▸ Task description
Show every line that has the string "page" in it.

▸ The records
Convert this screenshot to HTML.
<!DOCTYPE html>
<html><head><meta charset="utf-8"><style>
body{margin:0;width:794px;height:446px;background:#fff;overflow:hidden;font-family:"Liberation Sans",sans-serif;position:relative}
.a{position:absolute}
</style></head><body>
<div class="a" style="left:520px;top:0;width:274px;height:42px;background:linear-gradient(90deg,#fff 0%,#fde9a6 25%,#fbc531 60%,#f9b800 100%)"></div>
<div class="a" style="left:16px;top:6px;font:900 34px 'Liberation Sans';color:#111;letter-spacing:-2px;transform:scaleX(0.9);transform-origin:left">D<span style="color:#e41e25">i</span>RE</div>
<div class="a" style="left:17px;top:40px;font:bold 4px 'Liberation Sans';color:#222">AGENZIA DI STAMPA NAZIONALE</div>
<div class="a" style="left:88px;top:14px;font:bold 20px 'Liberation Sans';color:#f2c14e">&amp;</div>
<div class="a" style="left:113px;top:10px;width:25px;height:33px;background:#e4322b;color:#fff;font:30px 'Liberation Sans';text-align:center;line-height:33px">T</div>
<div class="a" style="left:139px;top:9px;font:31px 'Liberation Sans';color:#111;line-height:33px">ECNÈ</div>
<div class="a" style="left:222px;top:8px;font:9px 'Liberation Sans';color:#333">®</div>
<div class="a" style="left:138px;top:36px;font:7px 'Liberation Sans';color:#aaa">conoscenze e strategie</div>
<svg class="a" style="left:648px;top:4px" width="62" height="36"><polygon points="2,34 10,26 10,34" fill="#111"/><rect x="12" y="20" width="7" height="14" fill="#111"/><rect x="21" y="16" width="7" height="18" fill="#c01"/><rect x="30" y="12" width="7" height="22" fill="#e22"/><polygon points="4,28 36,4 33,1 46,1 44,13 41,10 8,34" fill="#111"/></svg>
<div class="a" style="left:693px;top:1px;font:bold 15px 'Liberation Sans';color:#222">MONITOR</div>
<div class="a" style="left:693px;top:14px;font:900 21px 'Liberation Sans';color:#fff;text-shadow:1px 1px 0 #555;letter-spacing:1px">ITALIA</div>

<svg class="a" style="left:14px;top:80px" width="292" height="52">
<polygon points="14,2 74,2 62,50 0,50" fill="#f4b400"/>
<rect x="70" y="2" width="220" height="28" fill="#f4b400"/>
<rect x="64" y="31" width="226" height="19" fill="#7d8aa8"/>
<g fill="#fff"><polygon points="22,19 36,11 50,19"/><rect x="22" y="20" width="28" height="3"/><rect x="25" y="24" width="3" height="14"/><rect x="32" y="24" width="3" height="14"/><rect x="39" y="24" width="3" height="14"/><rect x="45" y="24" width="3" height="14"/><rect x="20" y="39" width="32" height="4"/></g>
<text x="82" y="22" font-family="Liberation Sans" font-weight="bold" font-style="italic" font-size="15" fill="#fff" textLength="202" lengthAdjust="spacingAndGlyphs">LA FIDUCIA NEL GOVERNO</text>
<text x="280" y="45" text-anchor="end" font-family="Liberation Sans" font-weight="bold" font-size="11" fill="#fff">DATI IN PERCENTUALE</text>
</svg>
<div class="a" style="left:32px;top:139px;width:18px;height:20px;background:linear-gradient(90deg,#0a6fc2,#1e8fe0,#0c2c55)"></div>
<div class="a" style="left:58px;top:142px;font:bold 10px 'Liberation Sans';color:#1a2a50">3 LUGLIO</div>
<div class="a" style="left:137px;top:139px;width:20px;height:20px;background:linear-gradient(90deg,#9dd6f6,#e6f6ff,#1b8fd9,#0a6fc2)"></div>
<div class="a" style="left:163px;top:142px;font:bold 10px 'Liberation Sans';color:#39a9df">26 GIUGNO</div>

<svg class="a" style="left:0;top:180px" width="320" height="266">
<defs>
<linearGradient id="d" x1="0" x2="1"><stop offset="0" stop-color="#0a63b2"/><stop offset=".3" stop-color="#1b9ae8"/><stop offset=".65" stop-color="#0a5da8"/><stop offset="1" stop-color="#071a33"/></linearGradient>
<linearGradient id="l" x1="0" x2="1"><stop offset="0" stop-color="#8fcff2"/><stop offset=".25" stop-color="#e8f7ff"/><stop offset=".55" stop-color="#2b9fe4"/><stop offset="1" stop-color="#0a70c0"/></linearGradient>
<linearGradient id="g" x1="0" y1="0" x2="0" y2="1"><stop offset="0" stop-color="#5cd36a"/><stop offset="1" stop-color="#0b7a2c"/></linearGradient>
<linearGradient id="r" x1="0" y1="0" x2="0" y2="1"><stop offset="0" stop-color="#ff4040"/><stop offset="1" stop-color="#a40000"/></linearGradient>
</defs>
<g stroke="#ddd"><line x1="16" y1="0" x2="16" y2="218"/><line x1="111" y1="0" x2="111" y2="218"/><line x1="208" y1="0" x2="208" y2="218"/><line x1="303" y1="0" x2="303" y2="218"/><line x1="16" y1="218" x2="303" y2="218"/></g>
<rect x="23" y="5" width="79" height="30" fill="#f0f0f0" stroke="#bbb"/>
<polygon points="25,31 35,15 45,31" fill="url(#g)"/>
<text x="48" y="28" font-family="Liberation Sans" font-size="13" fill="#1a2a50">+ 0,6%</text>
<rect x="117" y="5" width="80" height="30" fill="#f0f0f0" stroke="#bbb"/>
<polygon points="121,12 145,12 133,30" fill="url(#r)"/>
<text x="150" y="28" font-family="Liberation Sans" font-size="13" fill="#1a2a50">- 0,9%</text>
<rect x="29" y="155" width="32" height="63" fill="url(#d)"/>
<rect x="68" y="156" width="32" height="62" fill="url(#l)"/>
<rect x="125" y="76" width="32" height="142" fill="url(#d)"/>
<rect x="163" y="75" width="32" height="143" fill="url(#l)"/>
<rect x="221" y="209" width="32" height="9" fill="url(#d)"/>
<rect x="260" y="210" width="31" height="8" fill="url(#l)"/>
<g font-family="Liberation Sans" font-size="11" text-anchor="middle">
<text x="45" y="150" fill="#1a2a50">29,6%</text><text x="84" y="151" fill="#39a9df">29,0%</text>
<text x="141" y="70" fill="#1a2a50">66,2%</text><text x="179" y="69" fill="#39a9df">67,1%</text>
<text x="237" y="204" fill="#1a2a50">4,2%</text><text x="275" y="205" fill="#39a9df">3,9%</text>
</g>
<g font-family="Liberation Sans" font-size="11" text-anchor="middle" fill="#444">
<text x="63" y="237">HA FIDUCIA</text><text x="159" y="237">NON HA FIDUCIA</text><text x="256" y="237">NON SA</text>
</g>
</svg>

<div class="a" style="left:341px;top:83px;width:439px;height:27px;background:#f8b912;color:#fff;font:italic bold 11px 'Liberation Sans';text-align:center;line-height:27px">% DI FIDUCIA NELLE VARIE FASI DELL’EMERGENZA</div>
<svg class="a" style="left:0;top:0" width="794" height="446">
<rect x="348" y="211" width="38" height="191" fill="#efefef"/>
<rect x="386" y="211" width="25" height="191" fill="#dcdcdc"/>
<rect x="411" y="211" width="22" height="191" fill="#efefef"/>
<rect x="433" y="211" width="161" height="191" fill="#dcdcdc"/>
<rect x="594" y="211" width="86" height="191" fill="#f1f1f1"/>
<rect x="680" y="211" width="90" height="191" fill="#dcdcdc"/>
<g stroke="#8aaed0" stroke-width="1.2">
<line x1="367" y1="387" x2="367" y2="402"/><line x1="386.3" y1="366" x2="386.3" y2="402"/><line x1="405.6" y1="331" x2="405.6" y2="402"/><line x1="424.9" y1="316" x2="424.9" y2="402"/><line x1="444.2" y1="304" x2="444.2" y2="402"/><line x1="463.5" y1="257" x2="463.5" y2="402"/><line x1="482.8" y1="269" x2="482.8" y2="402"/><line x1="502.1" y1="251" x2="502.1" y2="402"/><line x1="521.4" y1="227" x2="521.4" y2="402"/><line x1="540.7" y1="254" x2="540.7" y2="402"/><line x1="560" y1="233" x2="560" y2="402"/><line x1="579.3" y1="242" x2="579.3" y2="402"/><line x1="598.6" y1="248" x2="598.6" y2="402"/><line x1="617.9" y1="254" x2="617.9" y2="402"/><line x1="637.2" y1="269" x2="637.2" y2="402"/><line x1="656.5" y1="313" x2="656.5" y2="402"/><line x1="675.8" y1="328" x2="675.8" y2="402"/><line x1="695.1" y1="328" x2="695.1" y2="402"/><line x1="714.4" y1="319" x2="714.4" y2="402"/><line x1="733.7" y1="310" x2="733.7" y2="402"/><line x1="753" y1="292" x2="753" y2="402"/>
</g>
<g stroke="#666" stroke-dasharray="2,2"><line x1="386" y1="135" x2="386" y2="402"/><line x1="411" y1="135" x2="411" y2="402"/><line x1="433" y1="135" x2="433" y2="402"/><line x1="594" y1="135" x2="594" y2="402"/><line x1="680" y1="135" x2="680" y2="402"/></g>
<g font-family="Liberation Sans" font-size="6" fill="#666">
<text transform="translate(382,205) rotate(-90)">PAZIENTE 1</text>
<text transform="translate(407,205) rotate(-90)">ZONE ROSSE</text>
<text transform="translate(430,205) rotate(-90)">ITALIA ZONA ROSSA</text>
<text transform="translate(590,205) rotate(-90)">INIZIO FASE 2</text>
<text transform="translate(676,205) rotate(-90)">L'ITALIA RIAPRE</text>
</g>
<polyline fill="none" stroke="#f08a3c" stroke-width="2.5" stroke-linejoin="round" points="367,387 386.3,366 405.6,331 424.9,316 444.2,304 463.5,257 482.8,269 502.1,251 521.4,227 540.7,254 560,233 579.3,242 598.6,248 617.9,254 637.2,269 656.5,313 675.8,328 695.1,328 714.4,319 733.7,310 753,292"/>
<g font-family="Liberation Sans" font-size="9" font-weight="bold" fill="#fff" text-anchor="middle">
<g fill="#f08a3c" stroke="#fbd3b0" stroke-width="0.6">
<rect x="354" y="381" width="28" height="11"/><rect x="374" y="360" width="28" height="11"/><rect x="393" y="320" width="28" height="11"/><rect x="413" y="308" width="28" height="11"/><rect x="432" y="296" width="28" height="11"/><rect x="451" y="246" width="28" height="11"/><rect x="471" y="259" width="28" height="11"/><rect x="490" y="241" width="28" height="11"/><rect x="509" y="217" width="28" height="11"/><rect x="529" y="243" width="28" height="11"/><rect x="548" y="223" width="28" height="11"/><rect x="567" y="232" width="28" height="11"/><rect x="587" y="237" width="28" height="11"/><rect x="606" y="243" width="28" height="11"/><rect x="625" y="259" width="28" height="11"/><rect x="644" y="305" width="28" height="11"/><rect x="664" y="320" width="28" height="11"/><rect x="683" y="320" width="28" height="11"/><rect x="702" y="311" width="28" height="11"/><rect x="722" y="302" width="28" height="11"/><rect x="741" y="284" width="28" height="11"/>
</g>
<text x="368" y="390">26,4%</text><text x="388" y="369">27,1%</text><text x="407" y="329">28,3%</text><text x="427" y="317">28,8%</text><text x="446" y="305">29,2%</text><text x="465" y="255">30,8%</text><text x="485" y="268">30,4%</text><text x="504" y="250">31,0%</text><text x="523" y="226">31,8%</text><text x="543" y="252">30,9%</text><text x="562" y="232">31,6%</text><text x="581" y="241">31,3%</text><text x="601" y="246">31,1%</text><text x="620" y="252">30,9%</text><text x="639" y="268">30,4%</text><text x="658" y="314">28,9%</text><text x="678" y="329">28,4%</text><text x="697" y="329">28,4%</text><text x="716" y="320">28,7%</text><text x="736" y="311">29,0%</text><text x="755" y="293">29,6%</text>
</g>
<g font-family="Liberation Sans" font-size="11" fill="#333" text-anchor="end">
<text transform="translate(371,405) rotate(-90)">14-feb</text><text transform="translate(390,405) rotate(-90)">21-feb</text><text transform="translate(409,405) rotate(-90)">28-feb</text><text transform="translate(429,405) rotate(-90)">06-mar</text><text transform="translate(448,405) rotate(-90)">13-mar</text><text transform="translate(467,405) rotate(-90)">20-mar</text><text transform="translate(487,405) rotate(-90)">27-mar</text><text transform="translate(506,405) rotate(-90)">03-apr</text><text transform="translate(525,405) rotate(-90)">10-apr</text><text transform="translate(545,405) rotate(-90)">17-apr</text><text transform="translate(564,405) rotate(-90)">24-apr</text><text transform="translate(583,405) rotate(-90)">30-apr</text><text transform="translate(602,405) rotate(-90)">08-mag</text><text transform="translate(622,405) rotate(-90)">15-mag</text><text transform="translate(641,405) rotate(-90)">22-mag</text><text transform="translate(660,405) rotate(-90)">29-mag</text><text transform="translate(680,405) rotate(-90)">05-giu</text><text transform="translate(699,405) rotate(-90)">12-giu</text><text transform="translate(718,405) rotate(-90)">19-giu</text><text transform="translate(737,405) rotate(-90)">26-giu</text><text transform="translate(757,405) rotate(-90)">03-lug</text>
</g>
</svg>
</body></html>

--

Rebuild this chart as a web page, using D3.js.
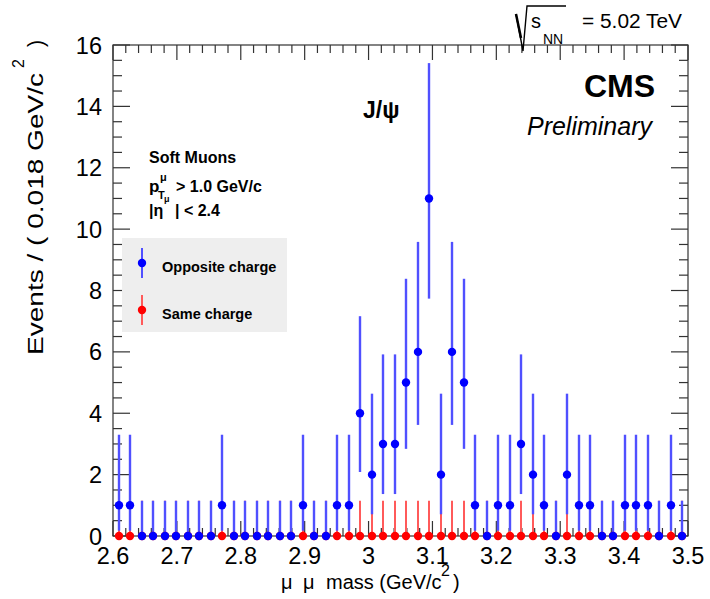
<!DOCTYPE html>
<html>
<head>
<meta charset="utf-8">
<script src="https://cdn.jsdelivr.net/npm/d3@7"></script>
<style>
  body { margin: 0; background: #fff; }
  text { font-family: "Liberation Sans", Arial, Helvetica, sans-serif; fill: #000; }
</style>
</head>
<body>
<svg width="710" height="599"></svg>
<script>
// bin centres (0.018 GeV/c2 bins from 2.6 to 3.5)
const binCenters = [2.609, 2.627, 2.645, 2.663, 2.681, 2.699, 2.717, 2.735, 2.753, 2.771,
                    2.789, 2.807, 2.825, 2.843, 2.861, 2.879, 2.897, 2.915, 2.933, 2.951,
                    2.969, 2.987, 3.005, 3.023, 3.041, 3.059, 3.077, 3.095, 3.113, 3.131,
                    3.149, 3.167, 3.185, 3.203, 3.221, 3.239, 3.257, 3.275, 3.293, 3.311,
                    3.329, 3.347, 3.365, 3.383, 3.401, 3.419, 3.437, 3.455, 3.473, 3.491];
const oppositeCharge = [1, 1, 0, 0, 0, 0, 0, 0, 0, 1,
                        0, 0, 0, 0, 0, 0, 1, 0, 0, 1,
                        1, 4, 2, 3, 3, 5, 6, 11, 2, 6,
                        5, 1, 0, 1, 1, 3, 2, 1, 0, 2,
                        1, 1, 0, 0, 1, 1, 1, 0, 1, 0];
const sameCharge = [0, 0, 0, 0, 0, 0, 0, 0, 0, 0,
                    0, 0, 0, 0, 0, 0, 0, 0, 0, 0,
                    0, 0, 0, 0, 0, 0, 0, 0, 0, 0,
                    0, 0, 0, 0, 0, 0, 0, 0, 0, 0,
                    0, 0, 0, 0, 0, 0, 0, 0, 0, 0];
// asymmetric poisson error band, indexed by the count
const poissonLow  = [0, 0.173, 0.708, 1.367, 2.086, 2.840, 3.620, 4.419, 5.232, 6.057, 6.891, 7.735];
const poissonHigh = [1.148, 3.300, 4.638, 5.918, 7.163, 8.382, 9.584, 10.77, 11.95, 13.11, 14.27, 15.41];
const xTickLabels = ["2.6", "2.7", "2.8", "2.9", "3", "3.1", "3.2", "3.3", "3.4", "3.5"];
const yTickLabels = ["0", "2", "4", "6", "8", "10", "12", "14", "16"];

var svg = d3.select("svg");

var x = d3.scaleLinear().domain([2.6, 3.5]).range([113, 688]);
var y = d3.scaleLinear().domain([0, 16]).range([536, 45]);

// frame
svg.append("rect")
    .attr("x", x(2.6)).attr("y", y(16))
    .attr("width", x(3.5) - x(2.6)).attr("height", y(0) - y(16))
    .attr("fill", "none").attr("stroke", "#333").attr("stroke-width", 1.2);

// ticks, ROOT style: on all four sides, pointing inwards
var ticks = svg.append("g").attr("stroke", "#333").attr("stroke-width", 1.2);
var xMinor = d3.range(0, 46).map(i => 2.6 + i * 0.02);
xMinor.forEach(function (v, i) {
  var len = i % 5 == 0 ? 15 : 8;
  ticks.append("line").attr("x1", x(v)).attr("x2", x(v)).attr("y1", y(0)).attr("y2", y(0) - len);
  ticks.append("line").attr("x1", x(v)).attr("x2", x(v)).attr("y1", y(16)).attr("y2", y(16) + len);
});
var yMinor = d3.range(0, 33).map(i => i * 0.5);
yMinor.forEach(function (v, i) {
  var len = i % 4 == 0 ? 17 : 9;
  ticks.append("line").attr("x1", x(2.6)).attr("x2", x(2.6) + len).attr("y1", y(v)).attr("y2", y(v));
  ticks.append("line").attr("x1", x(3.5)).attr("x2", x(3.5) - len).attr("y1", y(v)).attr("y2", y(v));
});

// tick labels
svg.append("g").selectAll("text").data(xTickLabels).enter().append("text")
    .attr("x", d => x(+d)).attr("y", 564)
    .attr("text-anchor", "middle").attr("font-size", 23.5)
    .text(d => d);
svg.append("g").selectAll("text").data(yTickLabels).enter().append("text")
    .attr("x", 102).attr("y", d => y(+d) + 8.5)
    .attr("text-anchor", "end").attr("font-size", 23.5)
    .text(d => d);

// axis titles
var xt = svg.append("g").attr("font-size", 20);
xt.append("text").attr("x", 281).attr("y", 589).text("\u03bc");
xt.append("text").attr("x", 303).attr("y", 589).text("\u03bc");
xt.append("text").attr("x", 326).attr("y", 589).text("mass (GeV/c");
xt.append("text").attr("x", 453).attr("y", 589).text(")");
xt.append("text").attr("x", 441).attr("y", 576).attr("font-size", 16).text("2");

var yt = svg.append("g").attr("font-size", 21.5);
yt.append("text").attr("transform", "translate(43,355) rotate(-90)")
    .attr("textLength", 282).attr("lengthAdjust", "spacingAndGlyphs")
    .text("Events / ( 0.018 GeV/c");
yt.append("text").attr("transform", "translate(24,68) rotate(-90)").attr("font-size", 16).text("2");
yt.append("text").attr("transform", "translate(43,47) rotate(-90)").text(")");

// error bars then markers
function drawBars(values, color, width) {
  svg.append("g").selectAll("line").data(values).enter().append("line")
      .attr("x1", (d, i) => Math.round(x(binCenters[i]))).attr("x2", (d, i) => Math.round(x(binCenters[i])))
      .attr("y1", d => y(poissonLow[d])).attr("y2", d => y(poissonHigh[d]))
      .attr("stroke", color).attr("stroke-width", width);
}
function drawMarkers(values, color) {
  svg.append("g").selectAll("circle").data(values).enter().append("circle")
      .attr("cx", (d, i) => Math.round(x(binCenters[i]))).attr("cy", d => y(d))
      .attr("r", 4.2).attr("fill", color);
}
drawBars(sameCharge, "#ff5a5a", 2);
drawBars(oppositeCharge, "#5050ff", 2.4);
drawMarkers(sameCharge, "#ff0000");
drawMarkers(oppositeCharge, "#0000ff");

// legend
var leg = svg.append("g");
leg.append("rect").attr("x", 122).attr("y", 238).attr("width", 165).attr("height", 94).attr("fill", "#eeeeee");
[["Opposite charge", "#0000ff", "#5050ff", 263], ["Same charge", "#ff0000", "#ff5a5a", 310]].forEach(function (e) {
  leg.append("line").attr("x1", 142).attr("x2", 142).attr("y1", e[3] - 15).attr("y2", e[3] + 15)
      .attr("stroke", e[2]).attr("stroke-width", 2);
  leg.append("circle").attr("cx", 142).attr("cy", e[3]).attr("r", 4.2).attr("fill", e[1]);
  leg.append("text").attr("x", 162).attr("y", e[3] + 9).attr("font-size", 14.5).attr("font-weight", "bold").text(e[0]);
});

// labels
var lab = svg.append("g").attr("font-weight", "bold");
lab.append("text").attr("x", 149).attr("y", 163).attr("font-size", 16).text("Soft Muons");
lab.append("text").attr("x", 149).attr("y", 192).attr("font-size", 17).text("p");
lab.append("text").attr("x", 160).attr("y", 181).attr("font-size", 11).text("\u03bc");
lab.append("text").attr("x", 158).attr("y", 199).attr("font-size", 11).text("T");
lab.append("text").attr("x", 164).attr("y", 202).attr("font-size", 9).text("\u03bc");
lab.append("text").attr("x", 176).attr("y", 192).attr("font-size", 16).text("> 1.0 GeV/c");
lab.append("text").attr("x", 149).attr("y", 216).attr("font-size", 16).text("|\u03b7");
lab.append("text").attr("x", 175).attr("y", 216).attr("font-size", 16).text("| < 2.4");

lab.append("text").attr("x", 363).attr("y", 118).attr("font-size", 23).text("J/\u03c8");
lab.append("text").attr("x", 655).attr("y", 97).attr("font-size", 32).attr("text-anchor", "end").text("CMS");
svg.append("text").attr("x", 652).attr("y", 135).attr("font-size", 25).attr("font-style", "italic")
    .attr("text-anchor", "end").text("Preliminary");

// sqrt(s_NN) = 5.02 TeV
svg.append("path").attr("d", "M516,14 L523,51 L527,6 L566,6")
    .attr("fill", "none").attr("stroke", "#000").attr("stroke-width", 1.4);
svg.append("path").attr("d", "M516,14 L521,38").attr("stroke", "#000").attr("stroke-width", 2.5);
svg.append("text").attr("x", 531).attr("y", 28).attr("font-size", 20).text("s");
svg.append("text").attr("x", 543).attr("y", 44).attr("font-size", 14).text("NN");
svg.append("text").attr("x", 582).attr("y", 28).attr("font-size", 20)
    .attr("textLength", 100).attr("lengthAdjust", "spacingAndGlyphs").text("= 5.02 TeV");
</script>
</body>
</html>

* * *

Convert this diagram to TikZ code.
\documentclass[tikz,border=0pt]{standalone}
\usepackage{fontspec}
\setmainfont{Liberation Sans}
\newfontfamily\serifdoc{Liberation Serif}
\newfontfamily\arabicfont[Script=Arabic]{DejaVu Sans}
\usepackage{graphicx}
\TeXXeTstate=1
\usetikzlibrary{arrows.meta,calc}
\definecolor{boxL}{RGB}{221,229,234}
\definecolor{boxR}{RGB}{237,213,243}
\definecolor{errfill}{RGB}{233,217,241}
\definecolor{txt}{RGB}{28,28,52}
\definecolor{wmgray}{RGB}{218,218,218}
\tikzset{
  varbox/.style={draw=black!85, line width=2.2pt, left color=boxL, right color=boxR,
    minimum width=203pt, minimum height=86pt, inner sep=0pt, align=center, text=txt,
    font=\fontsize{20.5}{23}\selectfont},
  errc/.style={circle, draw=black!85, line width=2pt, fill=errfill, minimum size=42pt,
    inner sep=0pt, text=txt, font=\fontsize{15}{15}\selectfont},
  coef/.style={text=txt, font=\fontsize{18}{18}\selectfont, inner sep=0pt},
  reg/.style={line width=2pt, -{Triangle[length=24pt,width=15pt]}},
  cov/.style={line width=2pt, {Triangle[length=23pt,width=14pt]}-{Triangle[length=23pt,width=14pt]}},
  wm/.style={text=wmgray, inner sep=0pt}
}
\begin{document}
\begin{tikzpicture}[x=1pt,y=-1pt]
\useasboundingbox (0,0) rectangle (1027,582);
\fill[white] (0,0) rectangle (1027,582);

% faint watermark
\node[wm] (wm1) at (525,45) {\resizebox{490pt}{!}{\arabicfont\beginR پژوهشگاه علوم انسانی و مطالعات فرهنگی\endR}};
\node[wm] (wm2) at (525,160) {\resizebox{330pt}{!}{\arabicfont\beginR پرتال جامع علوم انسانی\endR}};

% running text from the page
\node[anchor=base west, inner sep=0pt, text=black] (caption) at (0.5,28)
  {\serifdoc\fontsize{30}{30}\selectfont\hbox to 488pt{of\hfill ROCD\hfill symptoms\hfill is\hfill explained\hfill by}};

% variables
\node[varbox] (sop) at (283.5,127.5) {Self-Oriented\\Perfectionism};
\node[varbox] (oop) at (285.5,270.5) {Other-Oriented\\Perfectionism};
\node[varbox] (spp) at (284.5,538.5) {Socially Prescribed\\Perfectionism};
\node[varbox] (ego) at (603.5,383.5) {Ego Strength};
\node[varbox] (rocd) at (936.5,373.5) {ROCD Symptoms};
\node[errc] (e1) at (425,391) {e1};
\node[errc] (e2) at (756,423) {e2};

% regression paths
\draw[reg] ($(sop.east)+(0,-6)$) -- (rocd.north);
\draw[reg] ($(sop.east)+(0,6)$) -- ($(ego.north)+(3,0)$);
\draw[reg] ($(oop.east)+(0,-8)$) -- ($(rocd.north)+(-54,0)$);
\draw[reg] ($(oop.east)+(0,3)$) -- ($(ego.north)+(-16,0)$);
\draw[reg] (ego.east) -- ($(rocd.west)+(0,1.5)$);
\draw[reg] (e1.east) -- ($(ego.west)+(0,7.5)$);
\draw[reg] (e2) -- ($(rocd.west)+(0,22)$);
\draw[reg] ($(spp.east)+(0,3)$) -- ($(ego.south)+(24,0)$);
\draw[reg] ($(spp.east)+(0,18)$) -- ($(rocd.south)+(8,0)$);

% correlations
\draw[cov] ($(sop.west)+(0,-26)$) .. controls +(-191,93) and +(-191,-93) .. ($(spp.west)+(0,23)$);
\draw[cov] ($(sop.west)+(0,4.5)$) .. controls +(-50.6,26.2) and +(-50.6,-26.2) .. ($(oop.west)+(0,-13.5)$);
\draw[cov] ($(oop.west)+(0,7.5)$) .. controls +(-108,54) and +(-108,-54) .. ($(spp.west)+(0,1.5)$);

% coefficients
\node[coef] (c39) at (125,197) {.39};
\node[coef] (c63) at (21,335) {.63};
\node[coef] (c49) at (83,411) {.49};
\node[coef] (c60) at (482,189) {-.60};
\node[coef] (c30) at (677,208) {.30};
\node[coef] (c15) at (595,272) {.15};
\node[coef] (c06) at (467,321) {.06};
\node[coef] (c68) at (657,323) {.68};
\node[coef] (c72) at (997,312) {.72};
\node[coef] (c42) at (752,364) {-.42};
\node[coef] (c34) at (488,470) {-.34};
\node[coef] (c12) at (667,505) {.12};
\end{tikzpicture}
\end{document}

▸ Solution below
Rebuild this chart as a web page, using D3.js.
% running text from the page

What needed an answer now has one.